Police were on duty for more than three weeks of downtown protests against the in-custody deaths of George Floyd in Minnesota and Dion Johnson in metro Phoenix.
Williams touched on several topic during the nearly nine-minute interview, including these:
How do you respond to criticism of police actions during the protests?
Williams: “When folks come out to protest and it ends up being peaceful, we don’t take any action. But at the same time, there are individuals – a very small number of them – who want to commit criminal acts.
“I can’t allow criminal acts to happen in our city. When we see other cities across the country either demolished or burned or otherwise, I think we’ve been able to get the word out about how important First Amendment is and free speech is, while at the same time letting people know very clearly that we cannot support violent or criminal behavior. That takes away from the important message of the peaceful protesters.”
What differences are there now in Phoenix PD from when the protests started?
“We’ve deployed body-worn cameras, we’ve made adjustments to not having the carotid-control technique policy anymore, we’ve made adjustments to our shooting at moving vehicles … and we’ve also added a duty-to-intervene and report violations of excessive force that officers may witness.”
How has the community responded to the changes?
Williams: “I think the majority of the community is seeing it as a positive sign, but if there is one person or a group of people or neighborhoods of individuals who don’t have trust in the police department, I’m not just going to give up and walk away.

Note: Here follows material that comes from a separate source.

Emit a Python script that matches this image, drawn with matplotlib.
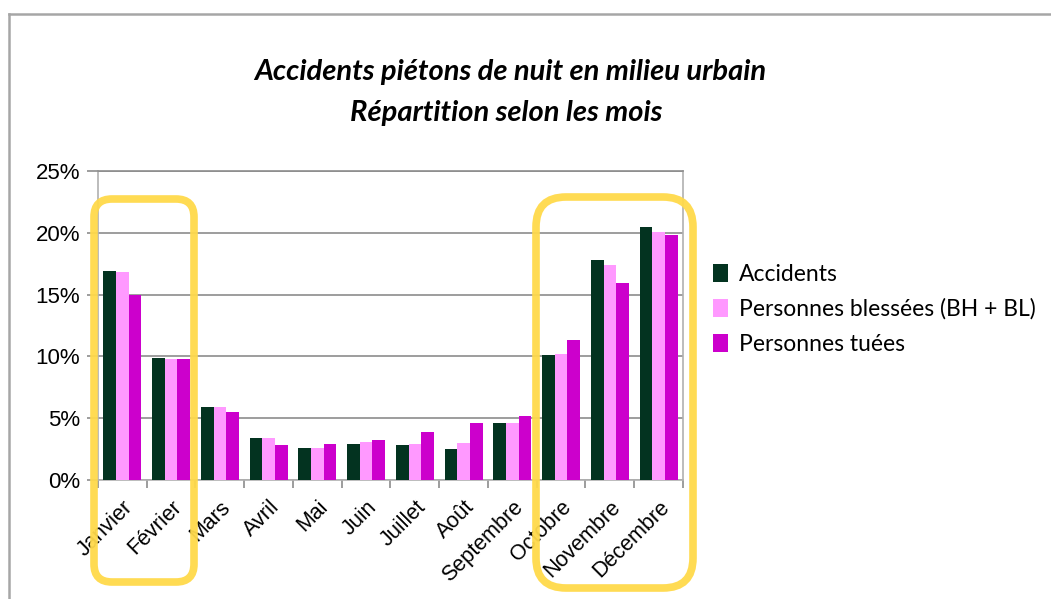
import matplotlib
matplotlib.use("Agg")
import matplotlib.pyplot as plt
import numpy as np
from matplotlib.patches import FancyBboxPatch
from matplotlib.lines import Line2D
from matplotlib.ticker import FixedLocator, PercentFormatter

months = ["Janvier", "Février", "Mars", "Avril", "Mai", "Juin", "Juillet",
          "Août", "Septembre", "Octobre", "Novembre", "Décembre"]
series = ["Accidents", "Personnes blessées (BH + BL)", "Personnes tuées"]
accidents = [16.9, 9.9, 5.9, 3.4, 2.6, 2.9, 2.8, 2.5, 4.6, 10.1, 17.8, 20.5]
blesses = [16.8, 9.8, 5.9, 3.4, 2.6, 3.1, 2.9, 3.0, 4.6, 10.2, 17.4, 20.1]
tues = [15.0, 9.8, 5.5, 2.8, 2.9, 3.2, 3.9, 4.6, 5.2, 11.3, 15.9, 19.8]
colors = ["#033320", "#FF99FF", "#CC00CC"]

W, H = 1051, 599
fig = plt.figure(figsize=(W / 100, H / 100), dpi=100)
fig.patch.set_facecolor("white")
ax = fig.add_axes([98 / W, 1 - 480 / H, (683 - 98) / W, (480 - 171) / H])

x = np.arange(len(months))
bw = 0.26
for i, (vals, lab, c) in enumerate(zip([accidents, blesses, tues], series, colors)):
    ax.bar(x + (i - 1) * bw, vals, width=bw, color=c, label=lab, zorder=3)

ax.set_xlim(-0.5, len(months) - 0.5)
ax.set_ylim(0, 25)
ax.set_yticks([0, 5, 10, 15, 20, 25])
ax.yaxis.set_major_formatter(PercentFormatter(decimals=0))
ax.yaxis.grid(True, color="#8c8c8c", linewidth=1.2, zorder=0)
ax.set_axisbelow(True)

ax.set_xticks(x)
ax.set_xticklabels(months, rotation=45, ha="right", va="top",
                   rotation_mode="anchor", fontsize=15.5, family="Liberation Sans")
ax.xaxis.set_minor_locator(FixedLocator(np.arange(-0.5, len(months), 1)))
ax.tick_params(axis="x", which="major", length=0, pad=12)
ax.tick_params(axis="x", which="minor", length=6, color="#8c8c8c", width=1.2)
ax.tick_params(axis="y", length=8, color="#8c8c8c", width=1.2, pad=5)
for t in ax.get_yticklabels():
    t.set_fontsize(16)
    t.set_family("Liberation Sans")

for s in ax.spines.values():
    s.set_color("#b0b0b0")
    s.set_linewidth(1.2)
ax.spines["top"].set_color("#8c8c8c")

fig.text(510 / W, 1 - 72 / H, "Accidents piétons de nuit en milieu urbain",
         ha="center", va="center", fontsize=21, fontweight="bold",
         style="italic", family="Lato")
fig.text(506 / W, 1 - 113 / H, "Répartition selon les mois",
         ha="center", va="center", fontsize=21, fontweight="bold",
         style="italic", family="Lato")

fig.legend(loc="upper left", bbox_to_anchor=(692 / W, 1 - 243 / H),
           frameon=False, prop={"family": "Lato", "size": 16.5},
           handlelength=0.65, handleheight=0.85, handletextpad=0.5,
           labelspacing=0.6)

# frame lines of the original sheet
fig.add_artist(Line2D([9 / W, 1], [1 - 14 / H, 1 - 14 / H], color="#a6a6a6",
                      linewidth=1.8, transform=fig.transFigure))
fig.add_artist(Line2D([9 / W, 9 / W], [1 - 14 / H, 0], color="#a6a6a6",
                      linewidth=1.8, transform=fig.transFigure))

# yellow highlight boxes
for (x0, y0, x1, y1, r) in [(94, 199, 194, 582, 18), (536, 197, 693, 588, 30)]:
    box = FancyBboxPatch((x0 + r, H - y1 + r), (x1 - x0) - 2 * r, (y1 - y0) - 2 * r,
                         boxstyle=f"round,pad={r}", transform=None,
                         fill=False, edgecolor="#FFD94A", linewidth=5.5,
                         alpha=0.95, zorder=10)
    fig.add_artist(box)

fig.savefig("out.png", dpi=100)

“You have to fill those gaps and try to figure out how to best engage those communities.”
How do you make sure morale stays high?
Williams: “We’ve really been stepping up our mental health and access to mental health for all of our employees. And that’s not just the sworn side, it’s the civilian side, too. And we’ve also started to deploy a therapy dog.
“Just those small things [are] making a big difference.”